Impact
The code that signs requests on Naxclow devices relies on a single, hard‑coded cryptographic salt that is embedded in every firmware image. Because the same salt is used across all units, once an attacker recovers it from a single device they can compose valid signatures for any device or account operation. The system provides no per‑device keys, no server‑side nonce checking, and no replay protection, so forged requests are authenticated and accepted. This flaw allows broad request forging and impersonation, effectively giving an attacker remote command and code execution capability or privilege escalation on the affected devices.
Affected Systems
Naxclow Smart Doorbell X3, Naxclow V720, Naxclow X Smart Home, and Naxclow ix cam are the products listed as impacted.
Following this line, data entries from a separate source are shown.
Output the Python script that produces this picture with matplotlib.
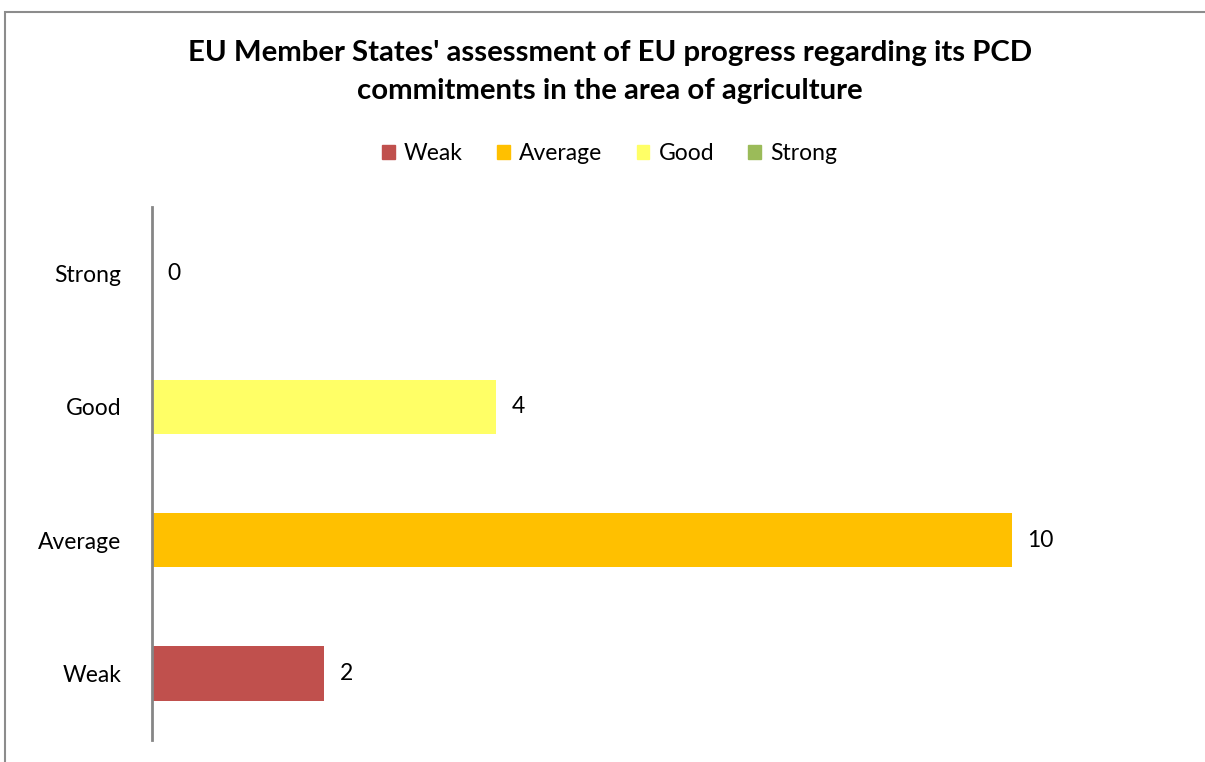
import matplotlib
matplotlib.use('Agg')
import matplotlib.pyplot as plt
from matplotlib.patches import Rectangle, Patch

plt.rcParams['font.family'] = ['Lato', 'DejaVu Sans']

categories = ['Weak', 'Average', 'Good', 'Strong']
values = [2, 10, 4, 0]
colors = ['#C0504D', '#FFC000', '#FFFF66', '#9BBB59']
title = "EU Member States' assessment of EU progress regarding its PCD\ncommitments in the area of agriculture"

fig = plt.figure(figsize=(12.05, 7.62), dpi=100)
ax = fig.add_axes([152 / 1205, 22 / 762, (1184 - 152) / 1205, (740 - 207) / 762])

pos = range(len(categories))
bars = ax.barh(pos, values, height=0.41, color=colors)
ax.set_xlim(0, 12)
ax.set_ylim(-0.5, 3.5)
ax.set_yticks(list(pos))
ax.set_yticklabels(categories, fontsize=16.5)
ax.tick_params(axis='y', length=0, pad=22)
ax.set_xticks([])
for s in ['top', 'right', 'bottom']:
    ax.spines[s].set_visible(False)
ax.spines['left'].set_color('#868686')
ax.spines['left'].set_linewidth(2)

for b, v in zip(bars, values):
    ax.text(v + 0.18, b.get_y() + b.get_height() / 2, str(v),
            va='center', ha='left', fontsize=16.5)

fig.text(0.506, 1 - 72 / 762, title, ha='center', va='center',
         fontsize=21.2, fontweight='bold', linespacing=1.55)

handles = [Patch(color=c, label=l) for c, l in zip(colors, categories)]
fig.legend(handles=handles, loc='center', bbox_to_anchor=(0.506, 1 - 154 / 762),
           ncol=4, frameon=False, fontsize=16.5, handlelength=0.55, handleheight=0.55,
           handletextpad=0.4, columnspacing=1.5)

fig.patches.append(Rectangle((5 / 1205, -0.1), 1.2, (762 - 12) / 762 + 0.1,
                             transform=fig.transFigure, fill=False,
                             edgecolor='#8c8c8c', linewidth=1.5))

fig.savefig('out.png', dpi=100, facecolor='white')
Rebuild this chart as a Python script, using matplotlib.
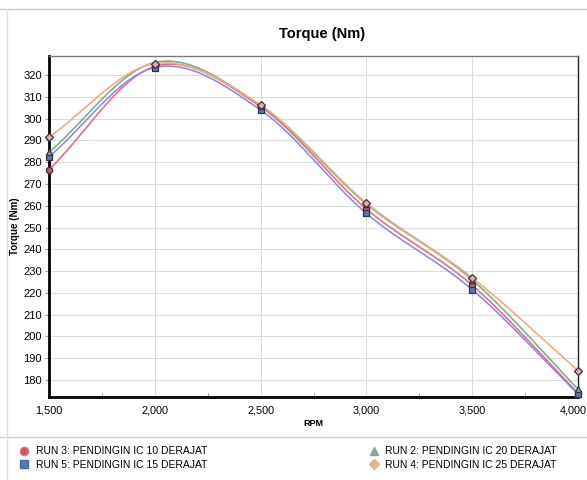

No specific firmware or software versions are supplied, so the entire model series may be vulnerable.
Risk and Exploitability
The CVSS score of 9.2 signals a high‑severity flaw, the EPSS score is not available, and the vulnerability is not currently listed in the CISA KEV catalog. Based on the description, the likely attack vector is through the device’s plain HTTP control‑plane traffic, meaning an adversary with network access could interact with the devices. If an attacker manages to extract or guess the shared salt, they can forge authenticated requests that the device will accept. Because the weakness lies in the cryptographic design rather than an implementation bug, exploitation does not require complex inputs, but it does require the attacker to recover or guess the salt. Consequently, the risk of compromise is high, especially for devices exposed to untrusted networks.